Gill Hornby,

Miss Austen

Review posted to NetGalley, February 2, 2020

literary fiction

A novel about Cassandra Austen and her famous sister, Jane.

This compelling novel tells the story of the first guardian of the Austen legacy: Cassandra Austen, Jane’s sister. Through letters and memories, the elderly Cassy looks back on her life with Jane and discovers that she did not know her sister as well as she has always assumed. Hornby boldly takes on Jane Austen’s voice and shows the literary giant as a loving aunt and sister, concerned for the well-being of those around her and wishing for their lives to be uncomplicated and pleasant.

 

The characters are deftly drawn in these pages. The reader may feel sympathetic toward Cassy, as she misses one chance after another at happiness, but Cassy’s determination in carrying out the mission she has set for herself keeps her from being only a pitiable character. Other members of the Austen family and the Fowles family, the surviving relatives of Cassy’s long-dead fiancé, may drift into caricature on occasion.
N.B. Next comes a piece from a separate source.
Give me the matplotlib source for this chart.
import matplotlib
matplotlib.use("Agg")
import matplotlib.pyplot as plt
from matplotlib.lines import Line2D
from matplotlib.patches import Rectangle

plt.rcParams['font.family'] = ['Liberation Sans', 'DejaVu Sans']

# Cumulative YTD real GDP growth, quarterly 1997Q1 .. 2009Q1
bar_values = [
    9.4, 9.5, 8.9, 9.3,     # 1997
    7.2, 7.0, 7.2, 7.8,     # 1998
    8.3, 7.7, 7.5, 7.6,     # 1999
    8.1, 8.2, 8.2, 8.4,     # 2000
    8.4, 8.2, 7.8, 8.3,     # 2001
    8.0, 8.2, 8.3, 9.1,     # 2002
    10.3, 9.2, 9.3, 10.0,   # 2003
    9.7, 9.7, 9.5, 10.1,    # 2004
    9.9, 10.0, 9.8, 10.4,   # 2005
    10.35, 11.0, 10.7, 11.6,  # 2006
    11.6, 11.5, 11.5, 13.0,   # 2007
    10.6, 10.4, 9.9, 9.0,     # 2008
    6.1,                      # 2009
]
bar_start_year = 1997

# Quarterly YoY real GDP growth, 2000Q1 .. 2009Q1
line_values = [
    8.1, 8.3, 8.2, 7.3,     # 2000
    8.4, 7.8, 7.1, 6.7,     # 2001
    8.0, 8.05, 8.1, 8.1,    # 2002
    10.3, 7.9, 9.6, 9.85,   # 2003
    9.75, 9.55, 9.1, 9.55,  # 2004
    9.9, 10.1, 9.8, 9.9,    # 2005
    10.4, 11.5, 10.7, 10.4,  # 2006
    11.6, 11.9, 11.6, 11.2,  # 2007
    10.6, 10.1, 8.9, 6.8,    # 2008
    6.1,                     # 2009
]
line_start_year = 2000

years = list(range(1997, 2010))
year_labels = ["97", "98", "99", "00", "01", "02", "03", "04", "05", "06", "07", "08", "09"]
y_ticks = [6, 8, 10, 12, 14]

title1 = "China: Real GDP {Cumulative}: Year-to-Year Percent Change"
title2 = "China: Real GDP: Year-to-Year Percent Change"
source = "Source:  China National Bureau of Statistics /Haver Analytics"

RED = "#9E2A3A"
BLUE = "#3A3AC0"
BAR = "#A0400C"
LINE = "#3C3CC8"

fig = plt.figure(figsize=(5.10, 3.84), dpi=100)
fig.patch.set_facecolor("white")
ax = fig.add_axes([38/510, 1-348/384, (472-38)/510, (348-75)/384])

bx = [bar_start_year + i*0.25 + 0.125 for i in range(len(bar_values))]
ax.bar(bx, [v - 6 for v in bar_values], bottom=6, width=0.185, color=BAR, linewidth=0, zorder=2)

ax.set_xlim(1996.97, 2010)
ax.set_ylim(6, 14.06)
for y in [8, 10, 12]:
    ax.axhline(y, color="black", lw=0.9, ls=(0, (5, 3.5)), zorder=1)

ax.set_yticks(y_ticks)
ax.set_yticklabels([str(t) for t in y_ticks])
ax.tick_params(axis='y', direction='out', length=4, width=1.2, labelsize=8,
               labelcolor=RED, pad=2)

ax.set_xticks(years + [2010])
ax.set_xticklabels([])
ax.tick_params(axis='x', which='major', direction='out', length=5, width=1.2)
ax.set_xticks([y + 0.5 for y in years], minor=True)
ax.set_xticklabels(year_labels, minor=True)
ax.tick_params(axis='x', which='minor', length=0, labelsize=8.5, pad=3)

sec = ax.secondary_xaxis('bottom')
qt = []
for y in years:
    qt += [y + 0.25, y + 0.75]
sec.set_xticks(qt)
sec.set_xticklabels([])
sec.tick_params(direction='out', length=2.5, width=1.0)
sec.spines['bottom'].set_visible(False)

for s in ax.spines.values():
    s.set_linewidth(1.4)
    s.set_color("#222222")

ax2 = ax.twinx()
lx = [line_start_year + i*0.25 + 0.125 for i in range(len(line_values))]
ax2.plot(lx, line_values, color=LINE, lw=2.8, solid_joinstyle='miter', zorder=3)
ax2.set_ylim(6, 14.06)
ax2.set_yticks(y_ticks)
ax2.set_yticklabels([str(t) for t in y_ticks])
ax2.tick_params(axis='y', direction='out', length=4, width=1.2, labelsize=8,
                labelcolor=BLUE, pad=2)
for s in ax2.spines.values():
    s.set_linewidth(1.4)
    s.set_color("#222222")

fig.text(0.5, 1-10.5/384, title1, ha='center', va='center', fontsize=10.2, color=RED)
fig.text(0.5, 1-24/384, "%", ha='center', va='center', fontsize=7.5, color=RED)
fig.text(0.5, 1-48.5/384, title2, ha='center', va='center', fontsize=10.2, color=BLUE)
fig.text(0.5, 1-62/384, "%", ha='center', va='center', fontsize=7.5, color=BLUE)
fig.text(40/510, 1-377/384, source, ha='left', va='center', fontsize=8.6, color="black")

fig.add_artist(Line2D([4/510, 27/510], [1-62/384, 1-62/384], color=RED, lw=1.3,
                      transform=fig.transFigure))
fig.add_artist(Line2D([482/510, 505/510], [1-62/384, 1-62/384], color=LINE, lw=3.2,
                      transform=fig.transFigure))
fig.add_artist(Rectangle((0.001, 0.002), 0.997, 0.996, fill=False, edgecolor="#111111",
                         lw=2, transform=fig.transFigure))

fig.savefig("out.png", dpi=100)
Because the point of view is firmly Cassy’s, however, even the oversimplified portrayals of sisters and brothers, husbands and wives, would-be lovers and bosom friends have their own charm.

 

The world of the Austens seems like someplace Hornby has walked; the people, the places, the sights and sounds and events transport the reader to the simpler world in which Cassy lived, first as a joyous young woman surrounded by people who understood her, and later as an elderly woman in failing health looking back at the many roads not taken. In stitching together events separated by months, years, or even decades, Hornby creates a complex tapestry of the life of a woman who would have been forgotten if not for her most famous relation.